Aim of the task - Which lines hold the string "with"? Copy every one of them.

Source material start

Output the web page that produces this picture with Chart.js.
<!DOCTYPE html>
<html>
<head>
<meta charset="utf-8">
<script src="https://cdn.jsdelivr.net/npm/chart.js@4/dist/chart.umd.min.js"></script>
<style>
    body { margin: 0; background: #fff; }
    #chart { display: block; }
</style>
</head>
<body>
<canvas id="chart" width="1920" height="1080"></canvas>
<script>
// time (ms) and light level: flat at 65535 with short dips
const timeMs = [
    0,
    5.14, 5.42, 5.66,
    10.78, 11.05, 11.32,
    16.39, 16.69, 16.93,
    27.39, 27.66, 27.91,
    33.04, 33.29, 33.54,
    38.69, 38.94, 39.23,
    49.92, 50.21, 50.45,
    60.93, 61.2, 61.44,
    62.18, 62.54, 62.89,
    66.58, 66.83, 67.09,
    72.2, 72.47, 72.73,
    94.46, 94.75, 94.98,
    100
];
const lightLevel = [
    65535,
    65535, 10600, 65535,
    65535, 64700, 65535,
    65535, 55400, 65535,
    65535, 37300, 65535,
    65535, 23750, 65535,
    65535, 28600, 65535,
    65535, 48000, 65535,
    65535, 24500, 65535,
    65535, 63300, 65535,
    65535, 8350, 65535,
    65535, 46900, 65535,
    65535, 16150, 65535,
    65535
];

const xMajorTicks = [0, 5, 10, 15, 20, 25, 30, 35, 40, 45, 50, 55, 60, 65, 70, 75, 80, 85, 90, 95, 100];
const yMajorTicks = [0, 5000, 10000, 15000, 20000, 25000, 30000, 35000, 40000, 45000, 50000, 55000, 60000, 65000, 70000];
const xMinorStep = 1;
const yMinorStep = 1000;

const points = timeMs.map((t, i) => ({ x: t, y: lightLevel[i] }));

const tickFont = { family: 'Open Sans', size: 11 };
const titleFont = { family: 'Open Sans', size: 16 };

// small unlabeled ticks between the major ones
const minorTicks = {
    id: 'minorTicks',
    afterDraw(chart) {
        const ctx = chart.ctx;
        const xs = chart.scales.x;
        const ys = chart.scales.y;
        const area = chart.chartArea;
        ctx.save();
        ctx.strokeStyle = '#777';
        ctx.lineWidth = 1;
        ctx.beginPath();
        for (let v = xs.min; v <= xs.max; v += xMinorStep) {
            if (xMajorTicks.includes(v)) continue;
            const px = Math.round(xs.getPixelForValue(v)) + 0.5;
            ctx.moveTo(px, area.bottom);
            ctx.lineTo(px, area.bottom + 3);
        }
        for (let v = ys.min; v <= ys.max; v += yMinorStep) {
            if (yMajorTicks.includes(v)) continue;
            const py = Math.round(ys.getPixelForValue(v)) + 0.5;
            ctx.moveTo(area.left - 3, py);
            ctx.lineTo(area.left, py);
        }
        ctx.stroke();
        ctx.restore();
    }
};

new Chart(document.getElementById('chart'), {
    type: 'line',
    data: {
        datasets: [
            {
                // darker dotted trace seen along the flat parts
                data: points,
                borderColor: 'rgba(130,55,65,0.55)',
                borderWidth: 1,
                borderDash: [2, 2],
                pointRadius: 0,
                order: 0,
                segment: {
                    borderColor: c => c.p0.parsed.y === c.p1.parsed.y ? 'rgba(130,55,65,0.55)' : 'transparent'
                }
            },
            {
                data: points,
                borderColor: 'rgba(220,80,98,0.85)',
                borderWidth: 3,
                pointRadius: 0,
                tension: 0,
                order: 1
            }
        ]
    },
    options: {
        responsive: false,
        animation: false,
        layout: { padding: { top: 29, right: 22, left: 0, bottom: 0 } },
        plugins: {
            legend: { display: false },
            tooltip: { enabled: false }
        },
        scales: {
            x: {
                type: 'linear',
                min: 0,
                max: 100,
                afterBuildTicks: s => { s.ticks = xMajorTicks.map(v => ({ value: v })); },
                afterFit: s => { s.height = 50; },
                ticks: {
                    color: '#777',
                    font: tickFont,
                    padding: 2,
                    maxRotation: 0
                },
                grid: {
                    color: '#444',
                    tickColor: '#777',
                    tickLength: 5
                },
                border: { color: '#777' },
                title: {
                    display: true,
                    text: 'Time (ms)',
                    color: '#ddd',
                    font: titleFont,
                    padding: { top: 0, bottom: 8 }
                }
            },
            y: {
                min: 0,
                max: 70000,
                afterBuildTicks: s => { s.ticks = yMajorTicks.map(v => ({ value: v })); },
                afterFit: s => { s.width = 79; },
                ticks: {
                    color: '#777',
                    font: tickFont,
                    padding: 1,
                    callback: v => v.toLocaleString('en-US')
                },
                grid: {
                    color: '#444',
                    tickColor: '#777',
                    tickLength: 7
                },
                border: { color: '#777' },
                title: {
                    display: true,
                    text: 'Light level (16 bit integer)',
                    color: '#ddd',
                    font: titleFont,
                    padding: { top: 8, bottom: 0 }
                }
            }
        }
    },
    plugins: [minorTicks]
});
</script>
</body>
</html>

Source material end

Solution below -
Output the web page that produces this picture with Chart.js.
// time (ms) and light level: flat at 65535 with short dips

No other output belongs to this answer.